A visit to your eye doctor can come and go in a blur. Discussing a loss of sight is a dreadful thought — however, avoiding it will not yield positive results either. Time with the ophthalmologist may be brief, so it is important to be prepared and engaged. Considering these steps, before every appointment, will help you be an informed patient.
- If you do not understand something the doctor says, or the terminology used, feel free to say, “I don’t understand, please explain.” Don’t be afraid to speak up.
- Summarize back what you heard, to clarify your understanding. “So you are telling me that age-related macular degeneration will make me blind?” The doctor responds, “No, I am saying that there will be some loss of your central vision, possibly to the level of legal blindness, but macular degeneration does not cause total blindness.”

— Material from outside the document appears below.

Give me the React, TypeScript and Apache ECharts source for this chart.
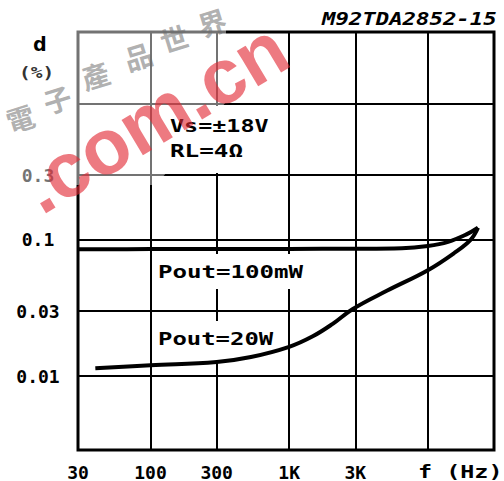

- Request written materials, or even pictures or videos that you can take time to understand and absorb at home.
- Ask about best-case and worst-case scenarios, and what is the most-likely scenario for you?
- Write your questions and bring someone with you as an advocate, to read the questions on your behalf, and to take notes.
- If treatment is available, understand the risks involved. “Can injections in the eye cause glaucoma?”
- Ask if there is someone you can talk to, who is living with the condition, or has received the treatment.
- If treatment is not available, ask for alternative therapies or lifestyle changes that may help your longterm prognosis and quality of life. Don’t accept “nothing can be done” for an answer.
- If you are told nothing can be done to improve your vision, ask your ophthalmologist for information and resources to help you live successfully with vision loss, including referral to a low vision specialist and vision rehabilitation services.
It is crucial to be an Informed Patient when considering treatment or potential participation in a clinical trial. Clearly review, discuss and weigh the possible benefits against the risks. Consent forms are often many pages of medical and legal jargon — challenging for anyone to read, but especially hard with a visual impairment. Do not sign or agree to anything you have not read and understood completely.